# [INFORMATION PROVIDED]
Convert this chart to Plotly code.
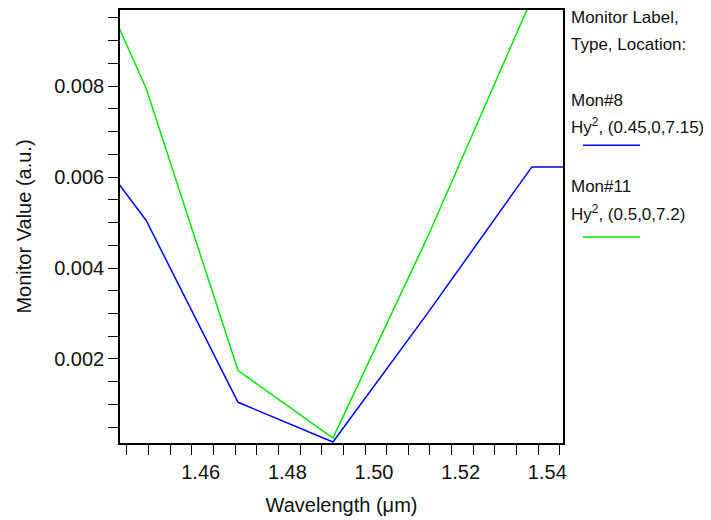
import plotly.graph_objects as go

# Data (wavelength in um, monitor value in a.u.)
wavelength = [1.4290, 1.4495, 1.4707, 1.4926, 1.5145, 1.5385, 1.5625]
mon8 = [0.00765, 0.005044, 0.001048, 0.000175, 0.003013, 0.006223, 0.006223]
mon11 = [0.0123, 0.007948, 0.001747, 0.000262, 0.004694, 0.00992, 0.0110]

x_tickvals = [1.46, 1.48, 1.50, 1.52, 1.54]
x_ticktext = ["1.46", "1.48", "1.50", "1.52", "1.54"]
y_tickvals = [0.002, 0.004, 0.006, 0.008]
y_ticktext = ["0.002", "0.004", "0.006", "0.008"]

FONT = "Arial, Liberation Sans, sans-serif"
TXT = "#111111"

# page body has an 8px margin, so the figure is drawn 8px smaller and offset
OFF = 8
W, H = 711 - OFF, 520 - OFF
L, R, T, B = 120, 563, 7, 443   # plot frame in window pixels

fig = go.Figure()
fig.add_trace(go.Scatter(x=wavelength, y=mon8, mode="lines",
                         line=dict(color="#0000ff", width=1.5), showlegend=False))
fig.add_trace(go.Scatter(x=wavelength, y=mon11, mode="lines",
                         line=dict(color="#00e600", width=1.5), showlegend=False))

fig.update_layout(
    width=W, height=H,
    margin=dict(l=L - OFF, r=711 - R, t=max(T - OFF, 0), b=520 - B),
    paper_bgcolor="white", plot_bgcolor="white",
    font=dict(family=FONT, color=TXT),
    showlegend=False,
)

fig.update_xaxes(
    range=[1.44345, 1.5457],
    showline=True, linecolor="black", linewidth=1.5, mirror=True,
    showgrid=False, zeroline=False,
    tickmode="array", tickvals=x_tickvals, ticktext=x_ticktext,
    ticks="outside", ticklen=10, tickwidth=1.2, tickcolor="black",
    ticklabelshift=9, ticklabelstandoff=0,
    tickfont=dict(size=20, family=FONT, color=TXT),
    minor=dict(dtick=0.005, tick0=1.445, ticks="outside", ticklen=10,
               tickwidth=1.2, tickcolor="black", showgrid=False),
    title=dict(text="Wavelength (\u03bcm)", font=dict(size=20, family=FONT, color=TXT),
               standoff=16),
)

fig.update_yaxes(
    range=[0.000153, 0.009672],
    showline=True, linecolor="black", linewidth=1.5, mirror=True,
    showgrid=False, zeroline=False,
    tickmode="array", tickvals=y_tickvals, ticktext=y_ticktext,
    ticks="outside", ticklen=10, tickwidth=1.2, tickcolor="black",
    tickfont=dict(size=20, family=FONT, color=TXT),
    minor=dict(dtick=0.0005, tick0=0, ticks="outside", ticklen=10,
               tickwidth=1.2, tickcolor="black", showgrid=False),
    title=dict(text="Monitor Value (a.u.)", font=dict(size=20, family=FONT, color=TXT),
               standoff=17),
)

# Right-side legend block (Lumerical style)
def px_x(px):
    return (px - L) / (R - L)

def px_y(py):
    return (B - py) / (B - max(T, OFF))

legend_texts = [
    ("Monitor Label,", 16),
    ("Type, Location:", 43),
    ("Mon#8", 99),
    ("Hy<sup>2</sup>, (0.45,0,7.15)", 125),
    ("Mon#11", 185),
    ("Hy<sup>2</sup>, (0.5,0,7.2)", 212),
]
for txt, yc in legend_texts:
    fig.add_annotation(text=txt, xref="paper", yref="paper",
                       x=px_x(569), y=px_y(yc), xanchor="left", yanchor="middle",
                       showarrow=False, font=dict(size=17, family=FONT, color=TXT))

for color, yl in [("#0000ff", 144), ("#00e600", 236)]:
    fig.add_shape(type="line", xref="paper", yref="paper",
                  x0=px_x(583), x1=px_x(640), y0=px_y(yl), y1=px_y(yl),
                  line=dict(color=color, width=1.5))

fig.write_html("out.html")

# [STATED EXERCISE]
Transcribe the opening line of the listing above, please, and every line after it through the line with "0.004694, 0.00992, 0.0110]", word for word, without pictures.

# [COMPLETE RESPONSE]
Convert this chart to Plotly code.
import plotly.graph_objects as go

# Data (wavelength in um, monitor value in a.u.)
wavelength = [1.4290, 1.4495, 1.4707, 1.4926, 1.5145, 1.5385, 1.5625]
mon8 = [0.00765, 0.005044, 0.001048, 0.000175, 0.003013, 0.006223, 0.006223]
mon11 = [0.0123, 0.007948, 0.001747, 0.000262, 0.004694, 0.00992, 0.0110]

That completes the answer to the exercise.